Figure 2: Here you see some interesting stuff about cars and such.
In this specific example since we work with time dependant variable, we can also test and make sure that the resdiuals are not autocorrolated. In order to do that we can simply use ‘acf’ function which finds and plots the corrolation between the residuals in different time lags.
Statistical descriptors
Statistical descriptors were calculated using eq(.) for better understanding of our model’s performance. The first, two indices (RMSE and NRMSE), show the overall error and also its magnitude in relative to the mean of observed value. While, Bias helps to find out weather our model over predicts or under predicts. On the other hand, the last two indices (\(R^2\) and EF) would show the correlation or how well the model understand the pattern exist in observed data.

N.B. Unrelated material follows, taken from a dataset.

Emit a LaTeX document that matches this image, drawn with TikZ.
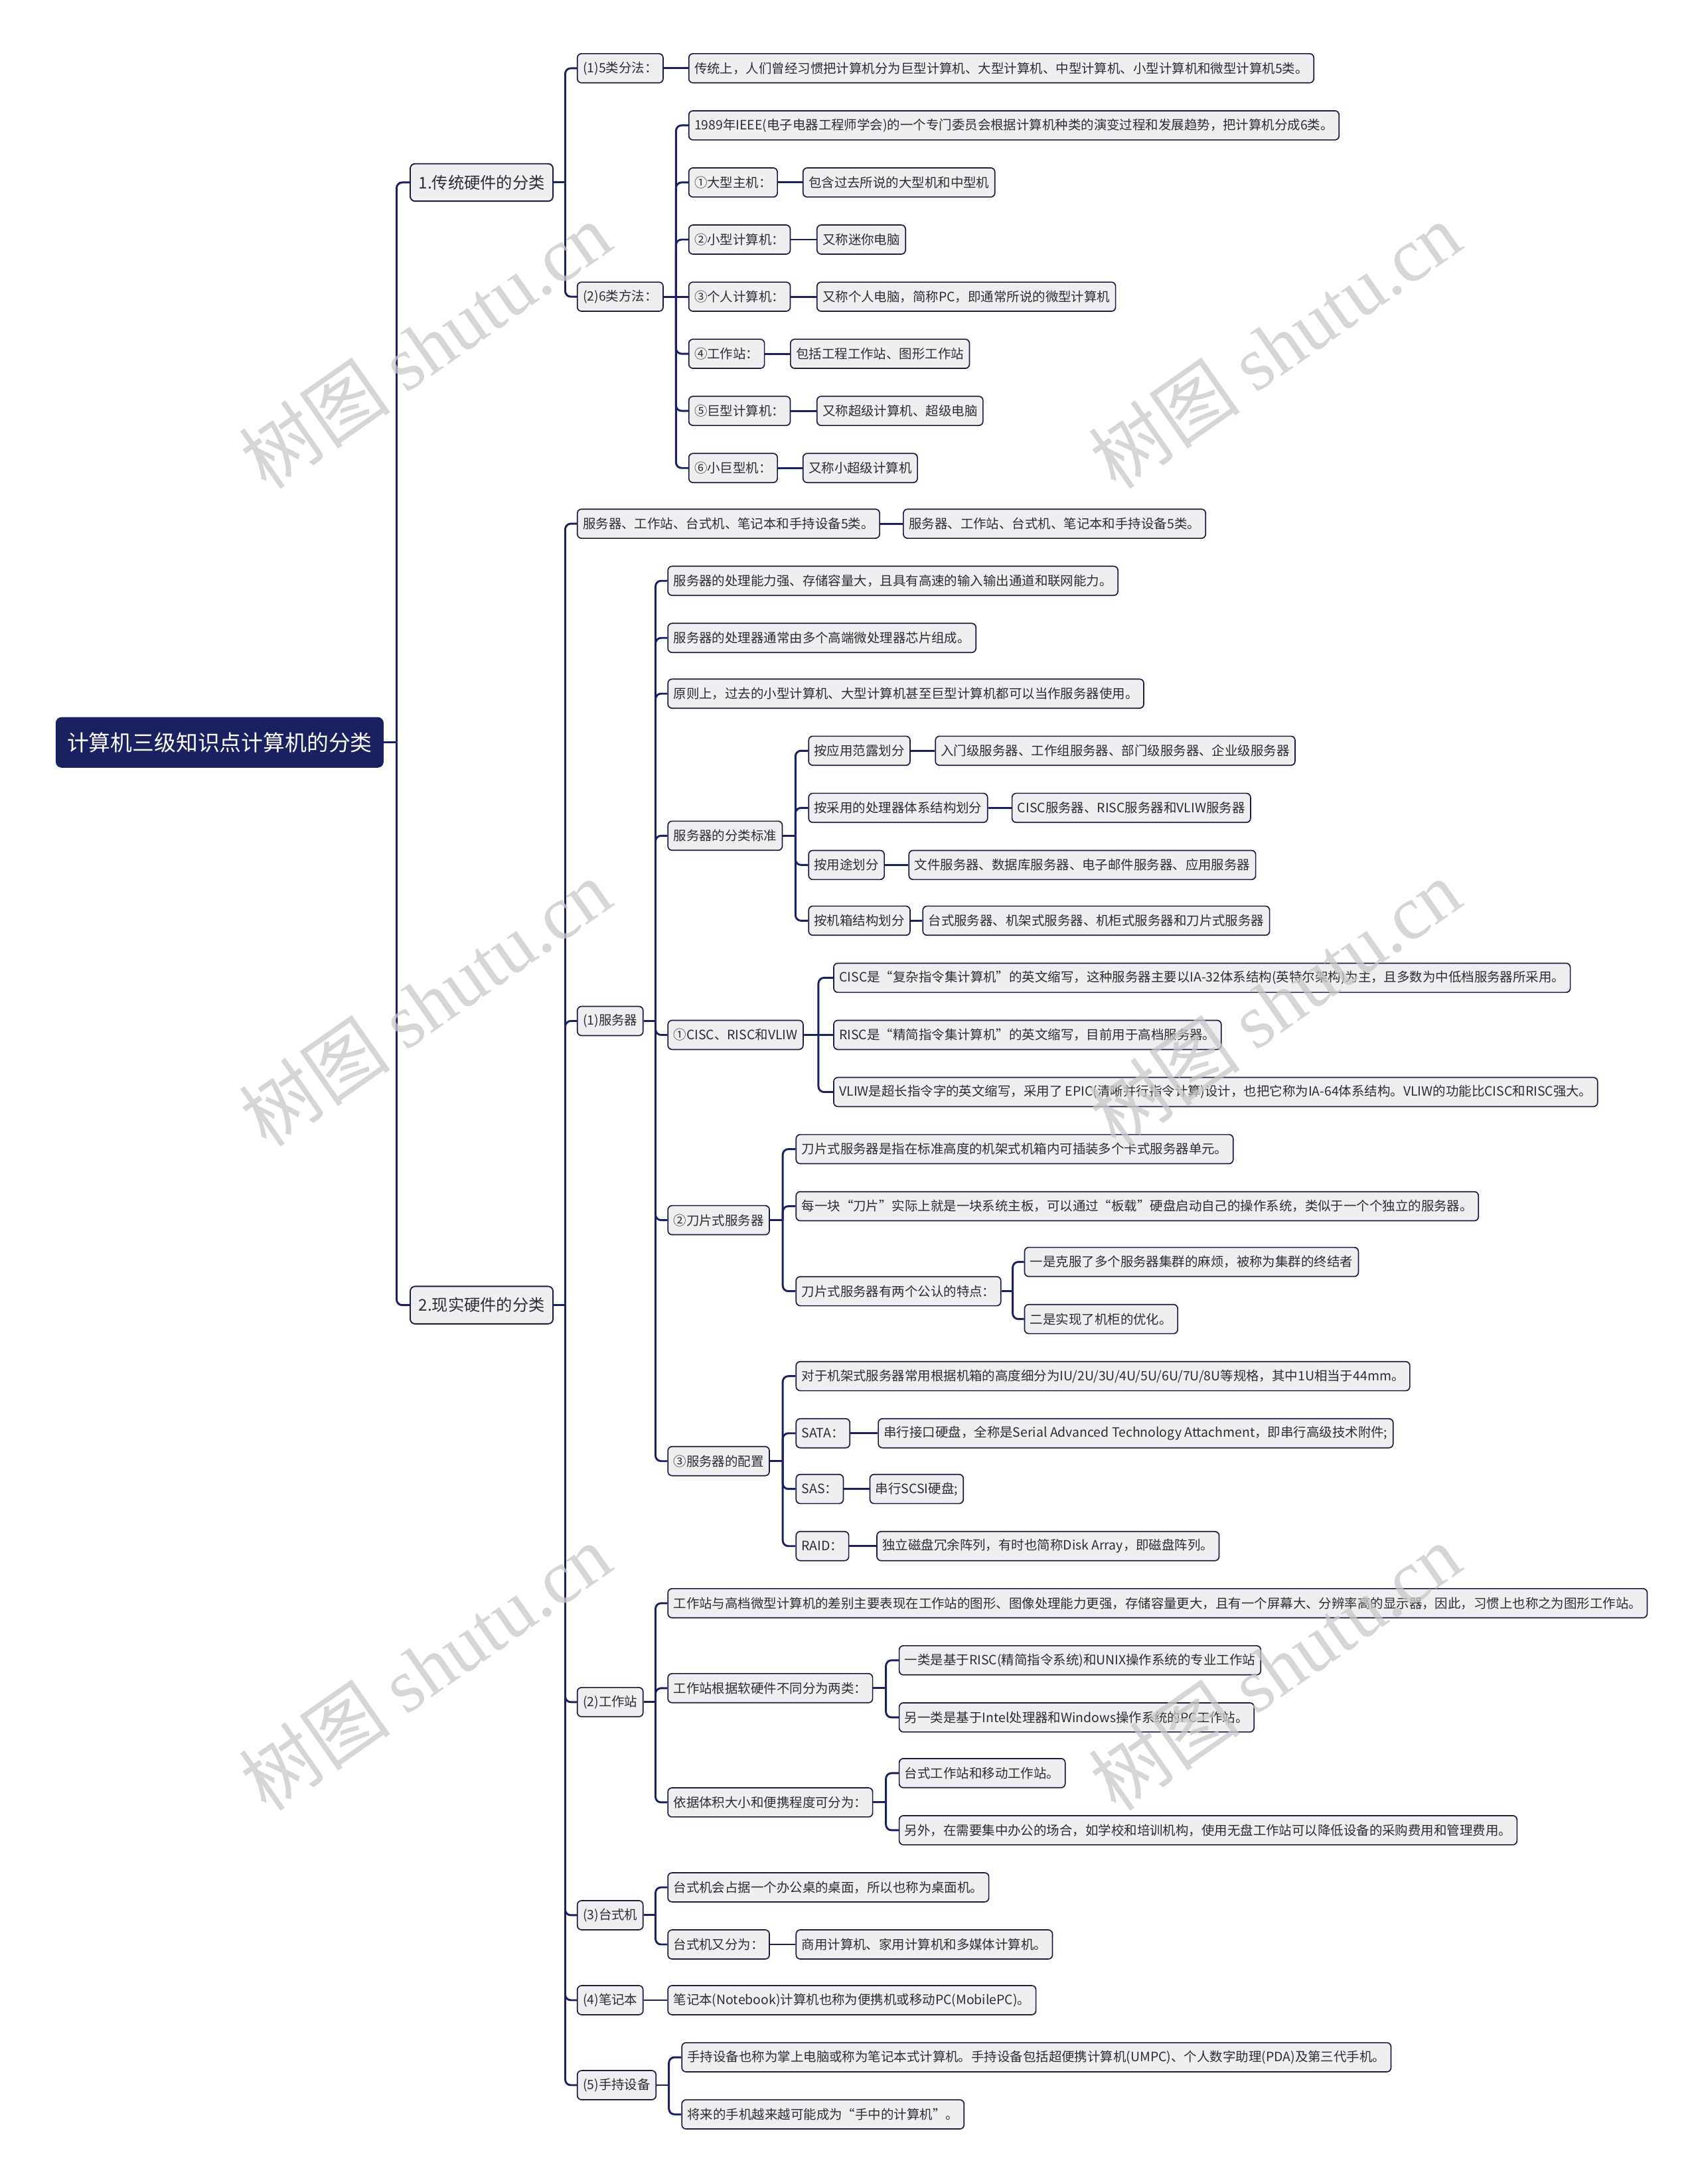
\documentclass[tikz,border=0pt]{standalone}
\usepackage{fontspec}
\setmainfont{Noto Sans CJK SC}
\newfontfamily\wmfont{Liberation Serif}
\usetikzlibrary{calc}

\definecolor{navy}{RGB}{27,32,96}
\definecolor{edge}{RGB}{26,28,64}
\definecolor{boxgrey}{RGB}{239,239,241}
\definecolor{textgrey}{RGB}{45,45,50}
\definecolor{wmgrey}{RGB}{200,200,200}

\tikzset{
  root/.style={rectangle, rounded corners=4pt, fill=navy, draw=navy, text=white,
    font=\fontsize{15.7}{18}\selectfont, minimum height=36pt, inner xsep=8pt, anchor=west},
  topic/.style={rectangle, rounded corners=3.5pt, fill=boxgrey, draw=edge, line width=0.9pt,
    text=textgrey, font=\fontsize{11.6}{14}\selectfont, minimum height=27pt, inner xsep=6pt, anchor=west},
  leaf/.style={rectangle, rounded corners=3pt, fill=boxgrey, draw=edge, line width=0.8pt,
    text=textgrey, font=\fontsize{9.3}{11}\selectfont, minimum height=21pt, inner xsep=4pt, anchor=west},
  link/.style={draw=navy, line width=1.4pt},
  wmark/.style={text=wmgrey, opacity=0.75, rotate=35, font=\fontsize{55}{60}\selectfont}
}

% elbow connector: parent east -> middle trunk -> child west
\newcommand\branch[2]{%
  \draw[link] let \p1=(#1.east), \p2=(#2.west) in
    (\p1) -- ({(\x1+\x2)/2},\y1);
  \draw[link, rounded corners=4pt] let \p1=(#1.east), \p2=(#2.west) in
    ({(\x1+\x2)/2},\y1) -- ({(\x1+\x2)/2},\y2) -- (\p2);}
\newcommand\straight[2]{\draw[link] (#1.east) -- (#2.west);}

\begin{document}
\begin{tikzpicture}[x=1bp, y=-1bp]
\useasboundingbox (0,0) rectangle (1220,1568);

% root and main topics
\node[root] (root) at (40,533) {计算机三级知识点计算机的分类};
\node[topic] (trad) at (294,131) {1.传统硬件的分类};
\node[topic] (real) at (294,937) {2.现实硬件的分类};

% 1. traditional
\node[leaf] (five) at (414,49) {(1)5类分法：};
\node[leaf] (fiveA) at (494,49) {传统上，人们曾经习惯把计算机分为巨型计算机、大型计算机、中型计算机、小型计算机和微型计算机5类。};
\node[leaf] (six) at (414,213) {(2)6类方法：};
\node[leaf] (sixA) at (494,90) {1989年IEEE(电子电器工程师学会)的一个专门委员会根据计算机种类的演变过程和发展趋势，把计算机分成6类。};
\node[leaf] (mainfr) at (494,131) {①大型主机：};
\node[leaf] (mainfrA) at (576,131) {包含过去所说的大型机和中型机};
\node[leaf] (mini) at (494,172) {②小型计算机：};
\node[leaf] (miniA) at (586,172) {又称迷你电脑};
\node[leaf] (pc) at (494,213) {③个人计算机：};
\node[leaf] (pcA) at (586,213) {又称个人电脑，简称PC，即通常所说的微型计算机};
\node[leaf] (ws) at (494,254) {④工作站：};
\node[leaf] (wsA) at (567,254) {包括工程工作站、图形工作站};
\node[leaf] (super) at (494,295) {⑤巨型计算机：};
\node[leaf] (superA) at (586,295) {又称超级计算机、超级电脑};
\node[leaf] (minisup) at (494,336) {⑥小巨型机：};
\node[leaf] (minisupA) at (576,336) {又称小超级计算机};

% 2. real
\node[leaf] (kinds) at (414,376) {服务器、工作站、台式机、笔记本和手持设备5类。};
\node[leaf] (kindsA) at (648,376) {服务器、工作站、台式机、笔记本和手持设备5类。};
\node[leaf] (server) at (414,733) {(1)服务器};
\node[leaf] (wsta) at (414,1222) {(2)工作站};
\node[leaf] (desk) at (414,1375) {(3)台式机};
\node[leaf] (note) at (414,1436) {(4)笔记本};
\node[leaf] (hand) at (414,1497) {(5)手持设备};

% (1) server
\node[leaf] (srvA) at (479,417) {服务器的处理能力强、存储容量大，且具有高速的输入输出通道和联网能力。};
\node[leaf] (srvB) at (479,458) {服务器的处理器通常由多个高端微处理器芯片组成。};
\node[leaf] (srvC) at (479,498) {原则上，过去的小型计算机、大型计算机甚至巨型计算机都可以当作服务器使用。};
\node[leaf] (srvStd) at (479,600) {服务器的分类标准};
\node[leaf] (stdA) at (580,539) {按应用范露划分};
\node[leaf] (stdAA) at (671,539) {入门级服务器、工作组服务器、部门级服务器、企业级服务器};
\node[leaf] (stdB) at (580,580) {按采用的处理器体系结构划分};
\node[leaf] (stdBB) at (726,580) {CISC服务器、RISC服务器和VLIW服务器};
\node[leaf] (stdC) at (580,621) {按用途划分};
\node[leaf] (stdCC) at (652,621) {文件服务器、数据库服务器、电子邮件服务器、应用服务器};
\node[leaf] (stdD) at (580,661) {按机箱结构划分};
\node[leaf] (stdDD) at (662,661) {台式服务器、机架式服务器、机柜式服务器和刀片式服务器};

\node[leaf] (cisc) at (479,743) {①CISC、RISC和VLIW};
\node[leaf] (ciscA) at (598,702) {CISC是“复杂指令集计算机”的英文缩写，这种服务器主要以IA-32体系结构(英特尔架构)为主，且多数为中低档服务器所采用。};
\node[leaf] (ciscB) at (598,743) {RISC是“精简指令集计算机”的英文缩写，目前用于高档服务器。};
\node[leaf] (ciscC) at (598,784) {VLIW是超长指令字的英文缩写，采用了 EPIC(清晰并行指令计算)设计，也把它称为IA-64体系结构。VLIW的功能比CISC和RISC强大。};

\node[leaf] (blade) at (479,876) {②刀片式服务器};
\node[leaf] (bladeA) at (571,825) {刀片式服务器是指在标准高度的机架式机箱内可插装多个卡式服务器单元。};
\node[leaf] (bladeB) at (571,866) {每一块“刀片”实际上就是一块系统主板，可以通过“板载”硬盘启动自己的操作系统，类似于一个个独立的服务器。};
\node[leaf] (bladeC) at (571,927) {刀片式服务器有两个公认的特点：};
\node[leaf] (bladeC1) at (735,906) {一是克服了多个服务器集群的麻烦，被称为集群的终结者};
\node[leaf] (bladeC2) at (735,947) {二是实现了机柜的优化。};

\node[leaf] (conf) at (479,1049) {③服务器的配置};
\node[leaf] (confA) at (571,988) {对于机架式服务器常用根据机箱的高度细分为IU/2U/3U/4U/5U/6U/7U/8U等规格，其中1U相当于44mm。};
\node[leaf] (sata) at (571,1029) {SATA：};
\node[leaf] (sataA) at (630,1029) {串行接口硬盘，全称是Serial Advanced Technology Attachment，即串行高级技术附件;};
\node[leaf] (sas) at (571,1069) {SAS：};
\node[leaf] (sasA) at (624,1069) {串行SCSI硬盘;};
\node[leaf] (raid) at (571,1110) {RAID：};
\node[leaf] (raidA) at (629,1110) {独立磁盘冗余阵列，有时也简称Disk Array，即磁盘阵列。};

% (2) workstation
\node[leaf] (wstaA) at (479,1151) {工作站与高档微型计算机的差别主要表现在工作站的图形、图像处理能力更强，存储容量更大，且有一个屏幕大、分辨率高的显示器，因此，习惯上也称之为图形工作站。};
\node[leaf] (wstaB) at (479,1212) {工作站根据软硬件不同分为两类：};
\node[leaf] (wstaB1) at (645,1192) {一类是基于RISC(精简指令系统)和UNIX操作系统的专业工作站};
\node[leaf] (wstaB2) at (645,1233) {另一类是基于Intel处理器和Windows操作系统的PC工作站。};
\node[leaf] (wstaC) at (479,1294) {依据体积大小和便携程度可分为：};
\node[leaf] (wstaC1) at (645,1273) {台式工作站和移动工作站。};
\node[leaf] (wstaC2) at (645,1314) {另外，在需要集中办公的场合，如学校和培训机构，使用无盘工作站可以降低设备的采购费用和管理费用。};

% (3)-(5)
\node[leaf] (deskA) at (479,1355) {台式机会占据一个办公桌的桌面，所以也称为桌面机。};
\node[leaf] (deskB) at (479,1396) {台式机又分为：};
\node[leaf] (deskBB) at (571,1396) {商用计算机、家用计算机和多媒体计算机。};
\node[leaf] (noteA) at (479,1436) {笔记本(Notebook)计算机也称为便携机或移动PC(MobilePC)。};
\node[leaf] (handA) at (489,1477) {手持设备也称为掌上电脑或称为笔记本式计算机。手持设备包括超便携计算机(UMPC)、个人数字助理(PDA)及第三代手机。};
\node[leaf] (handB) at (489,1518) {将来的手机越来越可能成为“手中的计算机”。};

% connectors
\foreach \c in {trad, real} {\branch{root}{\c}}
\foreach \c in {five, six} {\branch{trad}{\c}}
\straight{five}{fiveA}
\foreach \c in {sixA, mainfr, mini, ws, super, minisup} {\branch{six}{\c}}
\straight{six}{pc}
\straight{mainfr}{mainfrA}
\straight{mini}{miniA}
\straight{pc}{pcA}
\straight{ws}{wsA}
\straight{super}{superA}
\straight{minisup}{minisupA}

\foreach \c in {kinds, server, wsta, desk, note, hand} {\branch{real}{\c}}
\straight{kinds}{kindsA}
\foreach \c in {srvA, srvB, srvC, srvStd, cisc, blade, conf} {\branch{server}{\c}}
\foreach \c in {stdA, stdB, stdC, stdD} {\branch{srvStd}{\c}}
\straight{stdA}{stdAA}
\straight{stdB}{stdBB}
\straight{stdC}{stdCC}
\straight{stdD}{stdDD}
\foreach \c in {ciscA, ciscC} {\branch{cisc}{\c}}
\straight{cisc}{ciscB}
\foreach \c in {bladeA, bladeB, bladeC} {\branch{blade}{\c}}
\foreach \c in {bladeC1, bladeC2} {\branch{bladeC}{\c}}
\foreach \c in {confA, sata, sas, raid} {\branch{conf}{\c}}
\straight{sata}{sataA}
\straight{sas}{sasA}
\straight{raid}{raidA}
\foreach \c in {wstaA, wstaB, wstaC} {\branch{wsta}{\c}}
\foreach \c in {wstaB1, wstaB2} {\branch{wstaB}{\c}}
\foreach \c in {wstaC1, wstaC2} {\branch{wstaC}{\c}}
\foreach \c in {deskA, deskB} {\branch{desk}{\c}}
\straight{deskB}{deskBB}
\straight{note}{noteA}
\foreach \c in {handA, handB} {\branch{hand}{\c}}

% watermarks
\foreach \wy in {248, 720, 1197} {
  \node[wmark] at (305,\wy) {树图 {\wmfont shutu.cn}};
  \node[wmark] at (915,\wy) {树图 {\wmfont shutu.cn}};
}
\end{tikzpicture}
\end{document}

| Input | \(RMSE\) | \(NRMSE\) | \(Bias\) | \(R^2\) | \(EF\) |
|---|---|---|---|---|---|
| Low | 1.22 | 18.05 | -0.23 | 0.95 | 0.94 |
| High | 1.1 | 11.29 | -0.27 | 0.99 | 0.98 |
As we expected \(R^2\) and EF are close to one and it is because the Beta growth function follows the ‘S’ shape of the obeserved yield. But our investivation is not over and we need to find out how far are the predicted values from their corresponding observed points. Bias helps us to know that the model is overpredicting in general and NRMSE shows that the mean of predicted values may have 18% error in relative to mean of observed yield.
Discussion
After checking out the assumptions and statistical descriptors, we can start to discuss the validity of the model used in this example and the results obtained. The original Beta growth function doesn’t seem to be the best option for both high and low input data, because the residuals have a large mean, sinousod pattern against the predicted values as well as relativly large error generated by the model.
As it was seen, the beta growth function was not able to fully capture the initial phases of growth and as a result it generated high mean of residuals as well as large error in statistical indices. But this issue can be covered by modifying the Beta function by delaying the growth in the model at the cost of two extra parameters. The modified version of the Beta function (\(Y=Y_b+(Y_{max}-Y_b)(1+\frac{t_e-t}{t_e-t_m})(\frac{t-t_b}{t_e-t_b})^{(\frac{t_e-t_b}{t_e-t_m})}\)) allows for two offsets in both x, y axes and they are called \(t_b\) and \(Y_b\) respectively. These two parameter (\(t_b\) and \(Y_b\)) can represent the planting date and yield at sowing date respectively (Yin et al., 2003). The modified version of Beta function will be tested in the next example as an alternative function with the aim of finding the best descriptor model.